One question I read and talk a lot about is if it is neccessary at all to use a schema with my data, especially in those current NoSQL times. So, is it important to model?
Absolutely! It simply doesn’t matter if you put the schema on the data before putting it into the data warehouse (schema-on-write) or if you want to put a schema on top of it if you load it from your NoSQL database (schema-on-read). You are still in need to have a strong understanding of your data.
Sure, there is a difference in the consumption process, error resistance and the maintenance effort if a NoSQL database is being used. This comes in a mindset of load the data first, then think about how it all comes together. But I think this is simply wrong.

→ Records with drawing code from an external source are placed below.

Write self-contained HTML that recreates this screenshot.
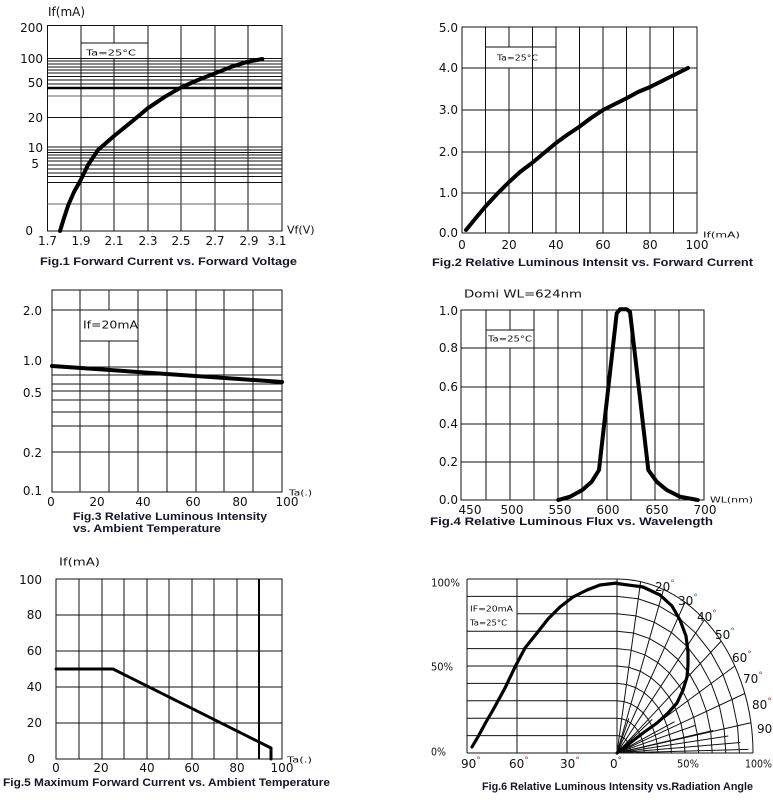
<!DOCTYPE html>
<html><head><meta charset="utf-8"><style>
html,body{margin:0;padding:0;background:#fff;}
svg{display:block;}
.t{font-family:"DejaVu Sans","Liberation Sans",sans-serif;font-size:12px;fill:#111;}
.m{font-family:"DejaVu Sans","Liberation Sans",sans-serif;font-size:11px;fill:#111;}
.s{font-family:"DejaVu Sans","Liberation Sans",sans-serif;font-size:8px;fill:#111;}
.ti{font-family:"Liberation Sans",sans-serif;font-size:11px;font-weight:bold;fill:#15152a;}
.g{stroke:#111;stroke-width:1;fill:none;}
.gg{stroke:#666;stroke-width:1;fill:none;}
.c{stroke:#000;fill:none;stroke-linecap:round;stroke-linejoin:round;}
</style></head><body>
<svg width="773" height="800" viewBox="0 0 773 800" xmlns="http://www.w3.org/2000/svg">
<g dominant-baseline="central">

<!-- ============ Chart 1 ============ -->
<g>
<rect x="47.5" y="25.5" width="234.5" height="205.5" class="g"/>
<path class="g" d="M81,25V231 M114,25V43 M114,59V231 M148,25V231 M181,25V231 M215,25V231 M248,25V231 M81,43H148"/>
<path class="g" d="M47.5,58.5H282 M47.5,61H282 M47.5,64H282 M47.5,67H282 M47.5,70H282 M47.5,73H282 M47.5,76.5H282 M47.5,80H282 M47.5,84H282 M47.5,117.5H282 M47.5,147H282 M47.5,150H282 M47.5,152.5H282 M47.5,155H282 M47.5,158H282 M47.5,161H282 M47.5,165H282 M47.5,169H282 M47.5,173H282 M47.5,176.5H282 M47.5,182.5H282"/>
<path class="gg" d="M47.5,96H282 M47.5,204H282"/>
<path d="M47.5,88H282" stroke="#000" stroke-width="2.5"/>
<polyline class="c" stroke-width="4" points="60,231 64,218 68.3,205 74,192 80.7,180 88,165 98,150 114,136 131.7,121.7 147.7,108.3 165,96.7 181.3,87.3 198,80 215,73.3 231.7,66.7 248,61.7 262.3,59"/>
<text class="t" x="48" y="12">If(mA)</text>
<g text-anchor="end">
<text class="t" x="43" y="28">200</text>
<text class="t" x="43" y="59">100</text>
<text class="t" x="43" y="83">50</text>
<text class="t" x="43" y="118">20</text>
<text class="t" x="43" y="148">10</text>
<text class="t" x="39" y="164">5</text>
<text class="t" x="33" y="231">0</text>
</g>
<g text-anchor="middle">
<text class="t" x="47.5" y="241">1.7</text>
<text class="t" x="81" y="241">1.9</text>
<text class="t" x="114" y="241">2.1</text>
<text class="t" x="148" y="241">2.3</text>
<text class="t" x="181" y="241">2.5</text>
<text class="t" x="215" y="241">2.7</text>
<text class="t" x="249" y="241">2.9</text>
<text class="t" x="277" y="241">3.1</text>
</g>
<text class="m" x="287" y="230">Vf(V)</text>
<text class="s" x="86" y="53" textLength="50" lengthAdjust="spacingAndGlyphs">Ta=25°C</text>
<text class="ti" x="40" y="262" textLength="257" lengthAdjust="spacingAndGlyphs">Fig.1 Forward Current vs. Forward Voltage</text>
</g>

<!-- ============ Chart 2 ============ -->
<g>
<rect x="462" y="27" width="235" height="206" class="g"/>
<path class="g" d="M485.5,27V233 M509,27V47 M509,68V233 M532.5,27V233 M556,27V233 M579.5,27V233 M603,27V233 M626.5,27V233 M650,27V233 M673.5,27V233 M485.5,47H556"/>
<path class="g" d="M462,68H697 M462,110H697 M462,152H697 M462,193H697"/>
<polyline class="c" stroke-width="4" points="466,230 475,219 485,207 497,194 509,182 520,172 532,163 544,153 556,143 567,135 579,127 591,118 603,110 615,104 627,98 638,92 650,87 662,81 674,75 688,68"/>
<g text-anchor="end">
<text class="t" x="458" y="28">5.0</text>
<text class="t" x="458" y="68">4.0</text>
<text class="t" x="458" y="110">3.0</text>
<text class="t" x="458" y="152">2.0</text>
<text class="t" x="458" y="193">1.0</text>
<text class="t" x="458" y="233">0.0</text>
</g>
<g text-anchor="middle">
<text class="t" x="462" y="245">0</text>
<text class="t" x="509" y="245">20</text>
<text class="t" x="556" y="245">40</text>
<text class="t" x="603" y="245">60</text>
<text class="t" x="650" y="245">80</text>
<text class="t" x="697" y="245">100</text>
</g>
<text class="s" x="703" y="235" textLength="37" lengthAdjust="spacingAndGlyphs">If(mA)</text>
<text class="s" x="497" y="58" textLength="41" lengthAdjust="spacingAndGlyphs">Ta=25°C</text>
<text class="ti" x="432" y="263" textLength="321" lengthAdjust="spacingAndGlyphs">Fig.2 Relative Luminous Intensit  vs. Forward Current</text>
</g>

<!-- ============ Chart 3 ============ -->
<g>
<rect x="52" y="290" width="230" height="202" class="g"/>
<path class="g" d="M80,290V492 M109,290V310 M109,341V492 M138,290V492 M167,290V492 M196,290V492 M224,290V492 M253,290V492 M80,341H138"/>
<path class="g" d="M52,310H282 M52,367H282 M52,375H282 M52,384H282 M52,391H282 M52,400H282 M52,412H282 M52,426H282 M52,452H282"/>
<polyline class="c" stroke-width="4" points="52,366 282,382"/>
<text class="m" x="83" y="325" textLength="55" lengthAdjust="spacingAndGlyphs">If=20mA</text>
<g text-anchor="end">
<text class="t" x="42" y="311">2.0</text>
<text class="t" x="42" y="361">1.0</text>
<text class="t" x="42" y="393">0.5</text>
<text class="t" x="42" y="453">0.2</text>
<text class="t" x="42" y="491">0.1</text>
</g>
<g text-anchor="middle">
<text class="t" x="51" y="502">0</text>
<text class="t" x="97" y="502">20</text>
<text class="t" x="143" y="502">40</text>
<text class="t" x="193" y="502">60</text>
<text class="t" x="240" y="502">80</text>
<text class="t" x="287" y="502">100</text>
</g>
<text class="s" x="289" y="493" textLength="23" lengthAdjust="spacingAndGlyphs">Ta(.)</text>
<text class="ti" x="73" y="517" textLength="194" lengthAdjust="spacingAndGlyphs">Fig.3 Relative Luminous Intensity</text>
<text class="ti" x="73" y="529" textLength="148" lengthAdjust="spacingAndGlyphs">vs. Ambient Temperature</text>
</g>

<!-- ============ Chart 4 ============ -->
<g>
<rect x="461" y="310" width="243" height="190" class="g"/>
<path class="g" d="M486,310V500 M510,310V330 M510,348V500 M534,310V500 M558,310V500 M582,310V500 M607,310V500 M631,310V500 M655,310V500 M679,310V500 M486,330H534"/>
<path class="g" d="M461,348H704 M461,387H704 M461,424H704 M461,462H704"/>
<polyline class="c" stroke-width="4" points="558.3,500 570,496.7 582.3,490 591.7,481.7 599,470 616.7,313.3 620,309.3 626.7,309.3 630,311.7 648.3,470 656.7,481.7 666.7,490 680,496.7 697.7,500"/>
<text class="m" x="464" y="294" textLength="118" lengthAdjust="spacingAndGlyphs">Domi  WL=624nm</text>
<text class="s" x="488" y="339" textLength="44" lengthAdjust="spacingAndGlyphs">Ta=25°C</text>
<g text-anchor="end">
<text class="t" x="458" y="311">1.0</text>
<text class="t" x="458" y="348">0.8</text>
<text class="t" x="458" y="387">0.6</text>
<text class="t" x="458" y="424">0.4</text>
<text class="t" x="458" y="462">0.2</text>
<text class="t" x="458" y="500">0.0</text>
</g>
<g text-anchor="middle">
<text class="t" x="470" y="510">450</text>
<text class="t" x="512" y="510">500</text>
<text class="t" x="560" y="510">550</text>
<text class="t" x="608" y="510">600</text>
<text class="t" x="657" y="510">650</text>
<text class="t" x="705" y="510">700</text>
</g>
<text class="s" x="710" y="500" textLength="43" lengthAdjust="spacingAndGlyphs">WL(nm)</text>
<text class="ti" x="430" y="522" textLength="283" lengthAdjust="spacingAndGlyphs">Fig.4 Relative Luminous Flux  vs. Wavelength</text>
</g>

<!-- ============ Chart 5 ============ -->
<g>
<rect x="56" y="579" width="226" height="180" class="g"/>
<path class="g" d="M79,579V759 M102,579V759 M124,579V759 M147,579V759 M169,579V759 M192,579V759 M214,579V759 M237,579V759"/>
<path d="M259,579V759" stroke="#000" stroke-width="2"/>
<path class="g" d="M56,615H282 M56,651H282 M56,687H282 M56,723H282"/>
<polyline class="c" stroke-width="3" stroke-linecap="butt" points="56,669 113,669 271,748 271,759"/>
<g text-anchor="end">
<text class="t" x="42" y="580">100</text>
<text class="t" x="42" y="615">80</text>
<text class="t" x="42" y="651">60</text>
<text class="t" x="42" y="687">40</text>
<text class="t" x="42" y="723">20</text>
<text class="t" x="35" y="759">0</text>
</g>
<g text-anchor="middle">
<text class="t" x="56" y="768">0</text>
<text class="t" x="101" y="768">20</text>
<text class="t" x="147" y="768">40</text>
<text class="t" x="192" y="768">60</text>
<text class="t" x="237" y="768">80</text>
<text class="t" x="282" y="768">100</text>
</g>
<text class="m" x="59" y="562" textLength="41" lengthAdjust="spacingAndGlyphs">If(mA)</text>
<text class="s" x="287" y="760" textLength="25" lengthAdjust="spacingAndGlyphs">Ta(.)</text>
<text class="ti" x="3" y="783" textLength="327" lengthAdjust="spacingAndGlyphs">Fig.5 Maximum Forward Current  vs. Ambient Temperature</text>
</g>

<!-- ============ Chart 6 ============ -->
<g>
<path class="g" d="M467,579H617 M467,579V753 M467,753H753 M517,579V753 M567,579V753 M617,579V753"/>
<path class="g" d="M467,596.4H617 M517,613.8H617 M467,631.2H617 M467,648.6H617 M467,666H617 M467,683.4H617 M467,700.8H617 M467,718.2H617 M467,735.6H617"/>
<path class="g" d="M617,579 A136,174 0 0 1 753,753"/>
<g transform="translate(617,753)">
<path class="g" d="M0,0L23.61,-171.36 M0,0L46.51,-163.51 M0,0L68,-150.68 M0,0L87.42,-133.28 M0,0L104.18,-111.85 M0,0L117.78,-87 M0,0L127.8,-59.51 M0,0L133.93,-30.21"/>
<path class="g" stroke-width="0.6" d="M0,0L11.85,-34.67 M0,0L35.2,-33.6 M0,0L57.5,-31.3 M0,0L78,-27.5 M0,0L96,-22.5 M0,0L111.3,-17 M0,0L123.3,-10.5 M0,0L131.5,-3.6"/>
<polyline class="g" vector-effect="non-scaling-stroke" transform="scale(0.1)" points="0,-174 23.61,-171.36 46.51,-163.51 68,-150.68 87.42,-133.28 104.18,-111.85 117.78,-87 127.8,-59.51 133.93,-30.21 136,0"/>
<polyline class="g" vector-effect="non-scaling-stroke" transform="scale(0.2)" points="0,-174 23.61,-171.36 46.51,-163.51 68,-150.68 87.42,-133.28 104.18,-111.85 117.78,-87 127.8,-59.51 133.93,-30.21 136,0"/>
<polyline class="g" vector-effect="non-scaling-stroke" transform="scale(0.3)" points="0,-174 23.61,-171.36 46.51,-163.51 68,-150.68 87.42,-133.28 104.18,-111.85 117.78,-87 127.8,-59.51 133.93,-30.21 136,0"/>
<polyline class="g" vector-effect="non-scaling-stroke" transform="scale(0.4)" points="0,-174 23.61,-171.36 46.51,-163.51 68,-150.68 87.42,-133.28 104.18,-111.85 117.78,-87 127.8,-59.51 133.93,-30.21 136,0"/>
<polyline class="g" vector-effect="non-scaling-stroke" transform="scale(0.5)" points="0,-174 23.61,-171.36 46.51,-163.51 68,-150.68 87.42,-133.28 104.18,-111.85 117.78,-87 127.8,-59.51 133.93,-30.21 136,0"/>
<polyline class="g" vector-effect="non-scaling-stroke" transform="scale(0.6)" points="0,-174 23.61,-171.36 46.51,-163.51 68,-150.68 87.42,-133.28 104.18,-111.85 117.78,-87 127.8,-59.51 133.93,-30.21 136,0"/>
<polyline class="g" vector-effect="non-scaling-stroke" transform="scale(0.7)" points="0,-174 23.61,-171.36 46.51,-163.51 68,-150.68 87.42,-133.28 104.18,-111.85 117.78,-87 127.8,-59.51 133.93,-30.21 136,0"/>
<polyline class="g" vector-effect="non-scaling-stroke" transform="scale(0.8)" points="0,-174 23.61,-171.36 46.51,-163.51 68,-150.68 87.42,-133.28 104.18,-111.85 117.78,-87 127.8,-59.51 133.93,-30.21 136,0"/>
<polyline class="g" vector-effect="non-scaling-stroke" transform="scale(0.9)" points="0,-174 23.61,-171.36 46.51,-163.51 68,-150.68 87.42,-133.28 104.18,-111.85 117.78,-87 127.8,-59.51 133.93,-30.21 136,0"/>
</g>
<polyline class="c" stroke-width="3.2" points="472,747 479,735 486,722 493,710 505,688 515,667 525,648 537,633 548,619 560,607 573,597 587,590 600,585 617,583"/>
<polyline class="c" stroke-width="3.2" points="617,583.5 643,587 660,595 672,606 680,620 686,636 688,652 688,665 687,677 683,690 677,703 668,713 657,723 643,733 630,743 617,753"/>
<text class="s" x="470" y="609" textLength="43" lengthAdjust="spacingAndGlyphs">IF=20mA</text>
<text class="s" x="470" y="623" textLength="37" lengthAdjust="spacingAndGlyphs">Ta=25°C</text>
<text class="m" x="431" y="583" textLength="29" lengthAdjust="spacingAndGlyphs">100%</text>
<text class="m" x="431" y="667" textLength="22" lengthAdjust="spacingAndGlyphs">50%</text>
<text class="m" x="431" y="752" textLength="15" lengthAdjust="spacingAndGlyphs">0%</text>
<text class="t" x="655" y="587">20<tspan fill="#c22" font-size="9" dy="-3">°</tspan></text>
<text class="t" x="678" y="601">30<tspan fill="#2a5fc0" font-size="9" dy="-3">°</tspan></text>
<text class="t" x="697" y="617">40<tspan fill="#c22" font-size="9" dy="-3">°</tspan></text>
<text class="t" x="715" y="635">50<tspan fill="#2a5fc0" font-size="9" dy="-3">°</tspan></text>
<text class="t" x="732" y="658">60<tspan fill="#c22" font-size="9" dy="-3">°</tspan></text>
<text class="t" x="743" y="679">70<tspan fill="#c22" font-size="9" dy="-3">°</tspan></text>
<text class="t" x="752" y="705">80<tspan fill="#c22" font-size="9" dy="-3">°</tspan></text>
<text class="t" x="757" y="729">90</text>
<text class="t" x="461" y="764">90<tspan fill="#c22" font-size="9" dy="-3">°</tspan></text>
<text class="t" x="509" y="764">60<tspan fill="#c22" font-size="9" dy="-3">°</tspan></text>
<text class="t" x="560" y="764">30<tspan fill="#c22" font-size="9" dy="-3">°</tspan></text>
<text class="t" x="610" y="764">0<tspan fill="#c22" font-size="9" dy="-3">°</tspan></text>
<text class="m" x="677" y="764" textLength="22" lengthAdjust="spacingAndGlyphs">50%</text>
<text class="m" x="745" y="764" textLength="27" lengthAdjust="spacingAndGlyphs">100%</text>
<text class="ti" x="482" y="787" font-size="10.5" textLength="271" lengthAdjust="spacingAndGlyphs">Fig.6 Relative Luminous Intensity vs.Radiation Angle</text>
</g>

</g>
</svg>
</body></html>
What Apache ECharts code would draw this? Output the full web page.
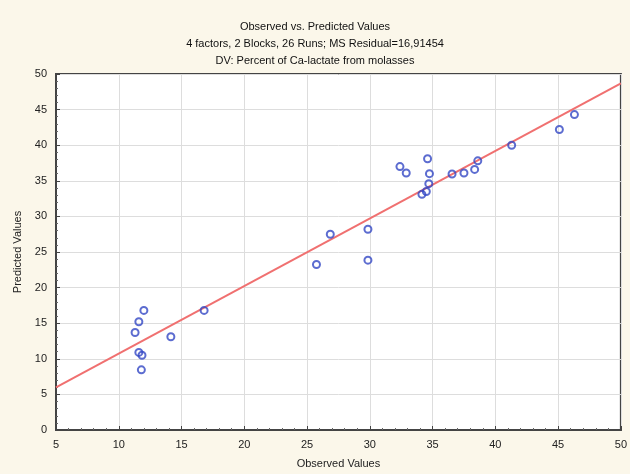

Because there is still a whole lot of effort to load data in the first place. Also, you will need a schema at some place in time to interpret data eventually. If you don’t have a clear understanding of how your data looks like and how different systems are interconnected (think business keys), you will have a hard time to provide sincere, complete value to your stakeholders.
This also comes with a small danger. Schemaless data can – obviously – change whilst being consumed into a NoSQL database. This comes at no cost.
BUT. You will have some data transformation processes, reports, maybe business processes depend on this data. If the schema changes, new data will not be in the expected format. If this goes unnoticed, it can impact the business. Omitted data is usually harder to find if the schema is volatile than having a schema-on-write process and require those fields at least filled with nulls. They should be there. Otherwise the schema-on-read process is faulty.
It is (mostly) impossible to get repeatable, auditable metrics, KPIs, dashboard, or reports that bring value to the business without understanding the semantics of the data – which means you at least need a conceptual or logical model.Kent Graziano
Kent is also a strong advocate of this paradigm as you can see in his blog. I strongly encourage to visit his thoughts on this since he has been a long time in this game.
To sum things up, I absolutely advise for modelling the data which is received and to have a very clear understanding what this data represents and how to interpret it. This also goes for those data lakes. Make sure to understand the data in it – otherwise the lake will become empty very fast.